J. C. Faulk
I was seven years old when Martin Luther King, Jr. was shot. On that day, I was indoctrinated into American racial fear. The bullet mortally wounded him, but it injured me deeply…as a young, first grade boy, I realized that I could die because of my skin color. Fear became a constant in my life after that.
As a young man, I became a diversity consultant for corporations, and I raised my daughter as a single parent, lived my life as others do, but I didn’t really face my fear until the uprising over Freddie Gray’s death. Standing in front of the burning CVS, I decided to stay out after curfew and stare down my fear. I found I could stay in the middle of race issues all night long and be ok. I find a love of self in that; this is what I have been born, or at a minimum conditioned, to do. Through the uprising, I found the freedom that I lost so long ago.
So beginning with a gathering of 12 people in my house, I formed Circles of Voices, LLC, a diversity and inclusion organization that brings people of very different backgrounds - socio-economic, racial, age, gender orientation- together to listen and get to know each other, and face down their own fears and biases. Despite our differences, we take time to listen to each other - not just with our ears, but also with our eyes and other senses.
We find that the vast majority of humans want to get along. We have an innate desire to love and be accepted, but life happens, and we get scared to be vulnerable. We put up boundaries and think we have to hide or fight. In Baltimore City, we live in silos. My goal is to get people out of their silos and talk to each other. We don’t have to be afraid. When we look in another’s eyes we see they breathe like we do.
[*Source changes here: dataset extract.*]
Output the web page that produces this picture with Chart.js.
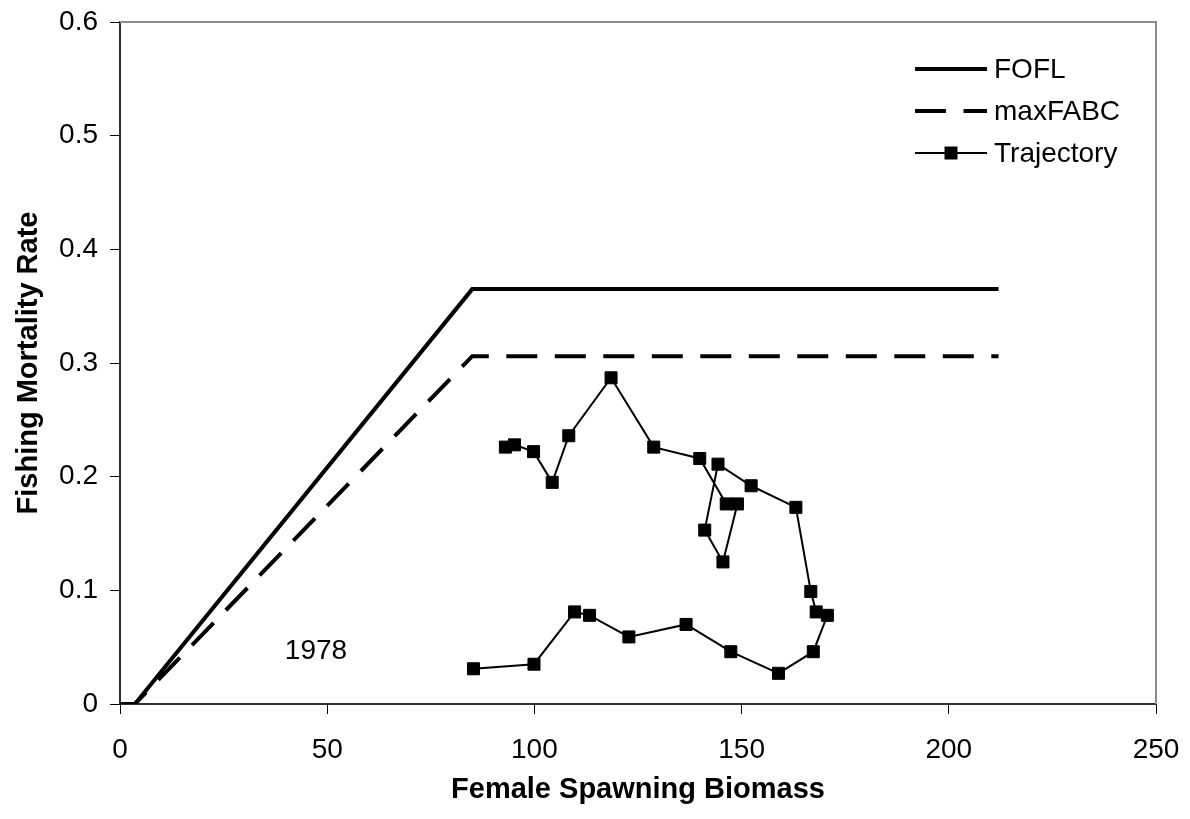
<!DOCTYPE html>
<html>
<head>
<meta charset="utf-8">
<script src="https://cdn.jsdelivr.net/npm/chart.js@4.4.1/dist/chart.umd.min.js"></script>
<style>
  html, body { margin: 0; padding: 0; background: #fff; }
  #wrap { width: 1190px; height: 819px; }
</style>
</head>
<body>
<div id="wrap"><canvas id="harvestChart" width="1190" height="819"></canvas></div>
<script>
// Harvest control rule lines
const ruleX = [0, 3.6, 85, 212];
const foflY = [0, 0, 0.365, 0.365];
const maxAbcY = [0, 0, 0.306, 0.306];

// Stock trajectory, 1978 onward
const trajX = [85.3, 99.9, 109.7, 113.3, 122.8, 136.6, 147.4, 158.9, 167.3, 170.7, 168.0, 166.7, 163.1,
  152.3, 144.3, 141.1, 145.5, 149.0, 146.3, 139.9, 128.8, 118.5, 108.3, 104.3, 99.8, 95.2, 93.0];
const trajY = [0.031, 0.035, 0.081, 0.078, 0.059, 0.070, 0.046, 0.027, 0.046, 0.078, 0.081, 0.099, 0.173,
  0.192, 0.211, 0.153, 0.125, 0.176, 0.176, 0.216, 0.226, 0.287, 0.236, 0.195, 0.222, 0.228, 0.226];

const xTicks = [0, 50, 100, 150, 200, 250];
const yTicks = [0, 0.1, 0.2, 0.3, 0.4, 0.5, 0.6];

const firstYearLabel = '1978';
const firstYearAt = [47.3, 0.047];

const FONT = "'Liberation Sans', Arial, sans-serif";

const pts = (xs, ys) => xs.map((x, i) => ({ x, y: ys[i] }));

// fixed axis box, label overhang ignored so the plot area stays put
const fixBox = size => s => {
  if (s.isHorizontal()) s.height = size; else s.width = size;
  s.paddingLeft = s.paddingRight = s.paddingTop = s.paddingBottom = 0;
};

// legend drawn inside the plot, Excel style
const insideLegend = {
  id: 'insideLegend',
  afterDatasetsDraw(chart) {
    const { ctx } = chart;
    const x0 = 915, x1 = 987;
    const rows = [69, 111, 153];
    ctx.save();
    chart.data.datasets.forEach((ds, i) => {
      const y = rows[i];
      ctx.strokeStyle = ds.borderColor;
      ctx.lineWidth = ds.borderWidth;
      ctx.setLineDash(ds.borderDash || []);
      ctx.beginPath();
      ctx.moveTo(x0, y);
      ctx.lineTo(x1, y);
      ctx.stroke();
      ctx.setLineDash([]);
      if (ds.pointRadius > 0) {
        const s = 13;
        ctx.fillStyle = ds.pointBackgroundColor;
        ctx.fillRect((x0 + x1) / 2 - s / 2, y - s / 2, s, s);
      }
      ctx.fillStyle = '#000';
      ctx.font = '28px ' + FONT;
      ctx.textAlign = 'left';
      ctx.textBaseline = 'middle';
      ctx.fillText(ds.label, 994, y + 1);
    });

    // year annotation
    const sx = chart.scales.x, sy = chart.scales.y;
    ctx.textAlign = 'center';
    ctx.fillText(firstYearLabel, sx.getPixelForValue(firstYearAt[0]), sy.getPixelForValue(firstYearAt[1]) + 1);
    ctx.restore();
  },
  beforeDatasetsDraw(chart) {
    // grey frame on top and right of the plot area
    const { ctx, chartArea: a } = chart;
    ctx.save();
    ctx.strokeStyle = '#8c8c8c';
    ctx.lineWidth = 2;
    ctx.beginPath();
    ctx.moveTo(a.left, a.top);
    ctx.lineTo(a.right, a.top);
    ctx.lineTo(a.right, a.bottom);
    ctx.stroke();
    ctx.restore();
  }
};

new Chart(document.getElementById('harvestChart'), {
  type: 'line',
  data: {
    datasets: [
      {
        label: 'FOFL',
        data: pts(ruleX, foflY),
        borderColor: '#000',
        borderWidth: 4,
        pointRadius: 0,
        tension: 0,
      },
      {
        label: 'maxFABC',
        data: pts(ruleX, maxAbcY),
        borderColor: '#000',
        borderWidth: 4,
        borderDash: [31, 17.5],
        pointRadius: 0,
        tension: 0,
      },
      {
        label: 'Trajectory',
        data: pts(trajX, trajY),
        borderColor: '#000',
        borderWidth: 2,
        pointStyle: 'rect',
        pointRadius: 8.5,
        pointBorderWidth: 1,
        pointBackgroundColor: '#000',
        pointBorderColor: '#000',
        tension: 0,
      },
    ],
  },
  options: {
    responsive: false,
    animation: false,
    layout: { padding: { top: 22, right: 34, left: 0, bottom: 0 } },
    plugins: { legend: { display: false }, tooltip: { enabled: false } },
    scales: {
      x: {
        type: 'linear',
        min: 0,
        max: 250,
        afterBuildTicks: s => { s.ticks = xTicks.map(v => ({ value: v })); },
        afterFit: fixBox(115),
        ticks: { color: '#000', font: { family: FONT, size: 28 }, padding: 19, maxRotation: 0 },
        grid: { drawOnChartArea: false, tickLength: 10, tickColor: '#000', lineWidth: 1 },
        border: { color: '#333', width: 2 },
        title: {
          display: true,
          text: 'Female Spawning Biomass',
          color: '#000',
          font: { family: FONT, size: 29, weight: 'bold' },
          padding: { top: 0, bottom: 12 },
        },
      },
      y: {
        type: 'linear',
        min: 0,
        max: 0.6,
        afterBuildTicks: s => { s.ticks = yTicks.map(v => ({ value: v })); },
        afterFit: fixBox(120),
        ticks: {
          color: '#000',
          font: { family: FONT, size: 28 },
          padding: 12,
          callback: v => (v === 0 ? '0' : v.toFixed(1)),
        },
        grid: { drawOnChartArea: false, tickLength: 10, tickColor: '#000', lineWidth: 1 },
        border: { color: '#333', width: 2 },
        title: {
          display: true,
          text: 'Fishing Mortality Rate',
          color: '#000',
          font: { family: FONT, size: 29, weight: 'bold' },
          padding: { top: 12, bottom: 0 },
        },
      },
    },
  },
  plugins: [insideLegend],
});
</script>
</body>
</html>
They feel lonely, too. We are alike in deep ways.
Circles of Voices, LLC has reached more than 2,000 participants so far, and we are growing fast. We have 50-60% newcomers at each meeting. I plan to increase these numbers in the coming years. I’d like to have 50,000 people, nearly 10% of the city, participating. At that point more of us will run into each other in the grocery store, and on the streets. I do this work because I want us to know each other, and in knowing each other, we accentuate the power of empathy and we increase the chance that our city will change.